Task goal. Exactly the lines from the line holding "Clone this chart" to the line holding "Chart.register(...registerables);", both lines included, are to be echoed; pictures are not.

Plotting code records
+ + + +
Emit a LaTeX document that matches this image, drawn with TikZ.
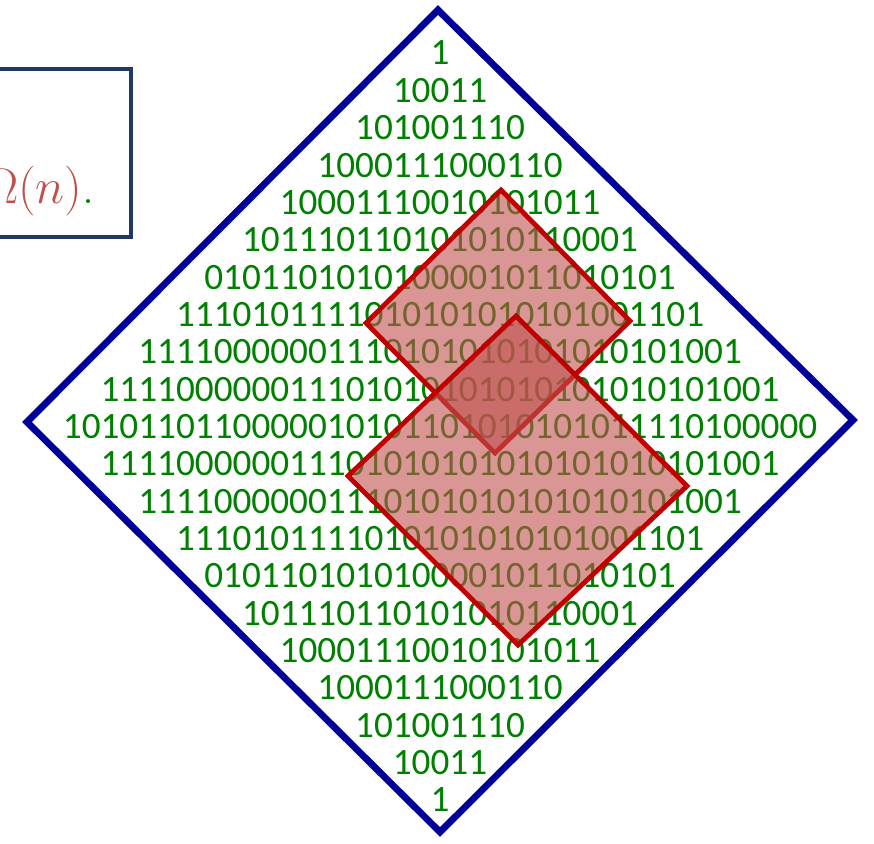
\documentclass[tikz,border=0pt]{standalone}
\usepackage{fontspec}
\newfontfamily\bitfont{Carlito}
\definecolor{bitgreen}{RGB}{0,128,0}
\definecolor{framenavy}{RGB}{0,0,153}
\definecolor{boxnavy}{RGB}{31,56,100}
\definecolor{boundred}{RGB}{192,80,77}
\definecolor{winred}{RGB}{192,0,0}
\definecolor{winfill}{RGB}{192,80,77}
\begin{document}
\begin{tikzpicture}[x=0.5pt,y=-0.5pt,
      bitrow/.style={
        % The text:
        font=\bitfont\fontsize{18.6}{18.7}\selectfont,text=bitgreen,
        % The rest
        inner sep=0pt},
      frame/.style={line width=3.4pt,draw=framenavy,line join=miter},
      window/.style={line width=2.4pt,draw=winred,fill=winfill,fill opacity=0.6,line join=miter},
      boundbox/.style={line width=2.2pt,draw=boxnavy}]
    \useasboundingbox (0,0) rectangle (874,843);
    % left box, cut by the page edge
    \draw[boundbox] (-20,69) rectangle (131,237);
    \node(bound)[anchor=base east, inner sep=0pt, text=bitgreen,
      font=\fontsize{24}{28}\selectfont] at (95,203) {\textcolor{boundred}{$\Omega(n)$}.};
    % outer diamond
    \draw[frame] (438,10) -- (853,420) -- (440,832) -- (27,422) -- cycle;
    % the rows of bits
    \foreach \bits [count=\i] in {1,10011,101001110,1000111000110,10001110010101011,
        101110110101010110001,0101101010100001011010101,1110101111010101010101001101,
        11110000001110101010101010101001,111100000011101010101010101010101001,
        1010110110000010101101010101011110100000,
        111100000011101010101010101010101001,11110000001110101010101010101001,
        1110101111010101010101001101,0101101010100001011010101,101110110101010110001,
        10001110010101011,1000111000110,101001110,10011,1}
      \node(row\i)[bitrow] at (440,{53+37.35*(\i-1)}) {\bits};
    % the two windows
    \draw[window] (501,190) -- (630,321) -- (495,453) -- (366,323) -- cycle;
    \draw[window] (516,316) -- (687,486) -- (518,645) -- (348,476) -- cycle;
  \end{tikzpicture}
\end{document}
+ + + +
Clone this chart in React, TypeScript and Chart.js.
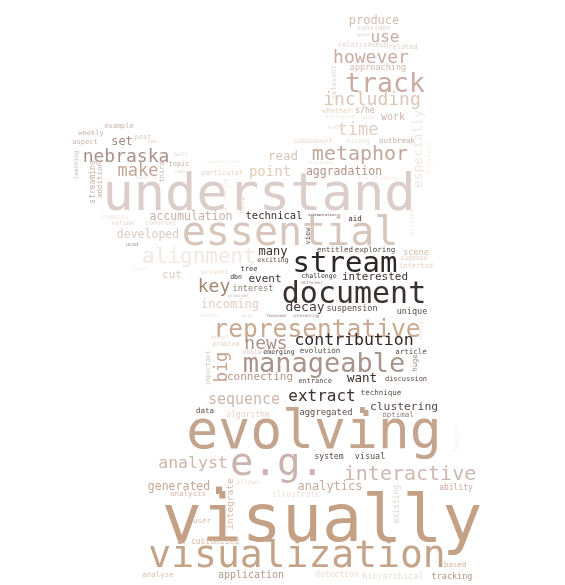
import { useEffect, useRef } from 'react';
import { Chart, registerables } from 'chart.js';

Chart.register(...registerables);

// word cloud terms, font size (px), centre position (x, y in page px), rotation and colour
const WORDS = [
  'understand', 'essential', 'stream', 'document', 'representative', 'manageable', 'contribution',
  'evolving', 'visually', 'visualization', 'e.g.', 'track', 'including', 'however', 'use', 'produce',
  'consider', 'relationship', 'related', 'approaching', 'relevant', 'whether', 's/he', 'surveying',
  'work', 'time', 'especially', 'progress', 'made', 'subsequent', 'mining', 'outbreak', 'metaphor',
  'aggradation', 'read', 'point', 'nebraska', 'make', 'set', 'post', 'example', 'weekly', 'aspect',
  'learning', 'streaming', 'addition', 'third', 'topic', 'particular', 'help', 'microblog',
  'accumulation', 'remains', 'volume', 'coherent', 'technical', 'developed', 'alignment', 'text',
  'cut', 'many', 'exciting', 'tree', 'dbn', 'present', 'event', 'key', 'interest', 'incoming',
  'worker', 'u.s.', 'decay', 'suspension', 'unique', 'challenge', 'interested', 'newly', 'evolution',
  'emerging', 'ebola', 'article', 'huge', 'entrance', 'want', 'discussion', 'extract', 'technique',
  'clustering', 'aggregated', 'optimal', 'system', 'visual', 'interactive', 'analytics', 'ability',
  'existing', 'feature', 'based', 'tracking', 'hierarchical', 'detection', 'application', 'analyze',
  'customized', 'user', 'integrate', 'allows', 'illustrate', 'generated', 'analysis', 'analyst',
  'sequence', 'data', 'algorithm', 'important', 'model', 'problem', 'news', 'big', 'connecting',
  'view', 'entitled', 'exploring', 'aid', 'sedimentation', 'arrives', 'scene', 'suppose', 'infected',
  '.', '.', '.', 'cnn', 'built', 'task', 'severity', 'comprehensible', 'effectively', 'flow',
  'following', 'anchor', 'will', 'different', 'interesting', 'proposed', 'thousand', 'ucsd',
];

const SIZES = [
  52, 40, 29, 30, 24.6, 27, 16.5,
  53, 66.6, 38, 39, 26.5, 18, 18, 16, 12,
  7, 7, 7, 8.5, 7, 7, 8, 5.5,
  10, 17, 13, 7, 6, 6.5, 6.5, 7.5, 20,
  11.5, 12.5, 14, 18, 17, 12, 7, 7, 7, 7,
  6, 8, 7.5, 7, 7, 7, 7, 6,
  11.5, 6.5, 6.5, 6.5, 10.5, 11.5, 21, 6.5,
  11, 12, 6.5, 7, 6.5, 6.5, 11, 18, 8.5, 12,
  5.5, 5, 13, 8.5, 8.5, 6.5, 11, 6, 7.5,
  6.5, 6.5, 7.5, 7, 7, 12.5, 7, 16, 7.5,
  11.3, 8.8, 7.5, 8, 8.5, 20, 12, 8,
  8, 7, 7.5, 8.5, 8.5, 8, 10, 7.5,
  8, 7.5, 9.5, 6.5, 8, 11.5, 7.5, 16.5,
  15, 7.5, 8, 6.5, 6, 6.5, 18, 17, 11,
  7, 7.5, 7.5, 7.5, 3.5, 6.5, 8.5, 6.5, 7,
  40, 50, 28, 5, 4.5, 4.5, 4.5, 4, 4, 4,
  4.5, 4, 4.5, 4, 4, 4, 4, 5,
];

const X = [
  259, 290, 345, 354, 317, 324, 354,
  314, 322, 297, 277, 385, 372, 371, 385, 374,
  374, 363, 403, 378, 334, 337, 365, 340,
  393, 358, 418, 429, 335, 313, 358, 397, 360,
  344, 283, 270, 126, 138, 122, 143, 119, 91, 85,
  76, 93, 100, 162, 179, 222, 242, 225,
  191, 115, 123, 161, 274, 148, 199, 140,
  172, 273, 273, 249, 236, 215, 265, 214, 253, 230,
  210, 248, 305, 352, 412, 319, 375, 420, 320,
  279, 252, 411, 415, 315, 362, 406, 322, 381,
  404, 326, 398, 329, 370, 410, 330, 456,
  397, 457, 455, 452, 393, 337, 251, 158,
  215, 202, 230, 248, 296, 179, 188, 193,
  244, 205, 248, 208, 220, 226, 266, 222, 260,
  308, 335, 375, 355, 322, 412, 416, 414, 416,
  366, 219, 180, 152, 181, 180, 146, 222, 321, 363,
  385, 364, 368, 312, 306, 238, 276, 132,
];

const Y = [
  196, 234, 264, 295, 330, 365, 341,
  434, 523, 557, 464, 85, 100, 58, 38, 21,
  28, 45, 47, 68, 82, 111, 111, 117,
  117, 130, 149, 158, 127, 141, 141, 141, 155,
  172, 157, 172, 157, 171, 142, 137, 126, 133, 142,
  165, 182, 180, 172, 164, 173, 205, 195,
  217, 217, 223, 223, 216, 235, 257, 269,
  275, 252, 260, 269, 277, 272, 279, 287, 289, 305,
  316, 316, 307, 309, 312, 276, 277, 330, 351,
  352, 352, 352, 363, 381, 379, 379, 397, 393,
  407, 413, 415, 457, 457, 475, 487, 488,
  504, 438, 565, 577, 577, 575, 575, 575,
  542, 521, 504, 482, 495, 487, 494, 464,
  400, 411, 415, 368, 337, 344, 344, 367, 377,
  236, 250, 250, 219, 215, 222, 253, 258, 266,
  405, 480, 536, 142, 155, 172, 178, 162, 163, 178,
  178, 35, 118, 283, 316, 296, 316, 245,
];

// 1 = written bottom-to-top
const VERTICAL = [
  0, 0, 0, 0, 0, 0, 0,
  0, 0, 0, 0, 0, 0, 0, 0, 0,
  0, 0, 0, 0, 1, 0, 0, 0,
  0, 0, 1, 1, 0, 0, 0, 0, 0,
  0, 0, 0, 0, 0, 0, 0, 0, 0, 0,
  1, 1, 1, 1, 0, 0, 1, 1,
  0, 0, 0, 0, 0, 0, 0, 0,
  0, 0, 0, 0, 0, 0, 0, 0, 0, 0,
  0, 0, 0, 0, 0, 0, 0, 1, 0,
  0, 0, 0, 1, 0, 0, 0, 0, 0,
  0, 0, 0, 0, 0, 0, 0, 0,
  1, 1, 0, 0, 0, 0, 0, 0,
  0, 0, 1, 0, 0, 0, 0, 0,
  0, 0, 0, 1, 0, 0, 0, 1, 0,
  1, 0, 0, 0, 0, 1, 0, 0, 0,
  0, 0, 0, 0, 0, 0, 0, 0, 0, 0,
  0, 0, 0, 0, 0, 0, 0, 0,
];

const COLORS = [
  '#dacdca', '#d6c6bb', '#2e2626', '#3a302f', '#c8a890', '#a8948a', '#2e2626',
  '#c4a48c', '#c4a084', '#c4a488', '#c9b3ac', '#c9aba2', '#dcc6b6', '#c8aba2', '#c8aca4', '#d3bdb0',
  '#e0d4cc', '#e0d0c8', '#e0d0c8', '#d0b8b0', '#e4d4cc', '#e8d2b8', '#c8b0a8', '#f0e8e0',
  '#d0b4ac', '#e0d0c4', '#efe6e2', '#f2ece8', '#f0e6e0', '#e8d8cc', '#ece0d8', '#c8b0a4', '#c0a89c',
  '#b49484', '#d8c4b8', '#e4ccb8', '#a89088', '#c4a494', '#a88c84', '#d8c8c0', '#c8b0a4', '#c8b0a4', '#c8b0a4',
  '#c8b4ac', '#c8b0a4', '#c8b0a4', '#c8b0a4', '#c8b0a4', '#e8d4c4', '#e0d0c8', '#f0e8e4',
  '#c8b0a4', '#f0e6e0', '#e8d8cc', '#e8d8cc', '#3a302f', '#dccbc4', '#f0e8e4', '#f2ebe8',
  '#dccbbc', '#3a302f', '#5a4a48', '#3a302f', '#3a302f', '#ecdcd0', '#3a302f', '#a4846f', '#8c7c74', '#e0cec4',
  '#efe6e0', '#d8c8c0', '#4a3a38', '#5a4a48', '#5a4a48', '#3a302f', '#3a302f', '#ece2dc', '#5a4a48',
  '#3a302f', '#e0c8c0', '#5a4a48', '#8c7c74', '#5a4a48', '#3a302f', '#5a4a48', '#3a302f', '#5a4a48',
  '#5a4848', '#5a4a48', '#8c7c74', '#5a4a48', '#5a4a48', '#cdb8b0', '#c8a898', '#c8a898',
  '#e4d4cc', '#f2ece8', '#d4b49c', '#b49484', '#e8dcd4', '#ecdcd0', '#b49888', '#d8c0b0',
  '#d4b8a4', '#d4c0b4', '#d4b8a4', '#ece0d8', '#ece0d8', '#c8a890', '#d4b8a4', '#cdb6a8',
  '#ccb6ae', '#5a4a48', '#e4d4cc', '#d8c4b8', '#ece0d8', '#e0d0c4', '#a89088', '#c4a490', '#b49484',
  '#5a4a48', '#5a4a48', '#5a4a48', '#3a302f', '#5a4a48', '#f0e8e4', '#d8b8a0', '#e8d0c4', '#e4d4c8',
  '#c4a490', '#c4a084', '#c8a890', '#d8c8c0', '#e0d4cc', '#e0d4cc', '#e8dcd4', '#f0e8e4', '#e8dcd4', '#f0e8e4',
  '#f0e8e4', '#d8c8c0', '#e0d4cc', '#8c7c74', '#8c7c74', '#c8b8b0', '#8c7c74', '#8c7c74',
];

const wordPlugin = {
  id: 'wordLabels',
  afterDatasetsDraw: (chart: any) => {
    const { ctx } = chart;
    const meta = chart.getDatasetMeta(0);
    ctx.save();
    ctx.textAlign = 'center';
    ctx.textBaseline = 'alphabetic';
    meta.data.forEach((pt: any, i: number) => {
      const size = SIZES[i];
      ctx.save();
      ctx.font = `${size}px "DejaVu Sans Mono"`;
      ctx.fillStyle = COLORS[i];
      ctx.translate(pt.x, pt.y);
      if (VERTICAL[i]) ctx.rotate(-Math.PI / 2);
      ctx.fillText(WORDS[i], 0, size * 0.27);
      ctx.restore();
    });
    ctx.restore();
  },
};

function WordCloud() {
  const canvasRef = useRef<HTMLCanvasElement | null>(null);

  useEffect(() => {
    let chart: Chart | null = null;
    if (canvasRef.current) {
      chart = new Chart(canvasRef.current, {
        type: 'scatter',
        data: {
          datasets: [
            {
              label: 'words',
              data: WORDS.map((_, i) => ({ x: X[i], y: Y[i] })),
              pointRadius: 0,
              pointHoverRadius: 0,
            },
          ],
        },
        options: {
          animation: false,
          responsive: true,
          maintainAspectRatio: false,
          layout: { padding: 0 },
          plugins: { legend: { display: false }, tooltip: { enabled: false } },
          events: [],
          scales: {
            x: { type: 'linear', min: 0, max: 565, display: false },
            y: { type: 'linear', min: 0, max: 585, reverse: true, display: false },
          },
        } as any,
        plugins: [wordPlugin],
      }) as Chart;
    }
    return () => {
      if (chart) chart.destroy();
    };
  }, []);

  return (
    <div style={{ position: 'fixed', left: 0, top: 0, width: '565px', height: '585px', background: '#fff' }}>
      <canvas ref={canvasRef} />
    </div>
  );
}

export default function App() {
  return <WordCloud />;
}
+ + + +
Exercise answer.
Clone this chart in React, TypeScript and Chart.js.
import { useEffect, useRef } from 'react';
import { Chart, registerables } from 'chart.js';

Chart.register(...registerables);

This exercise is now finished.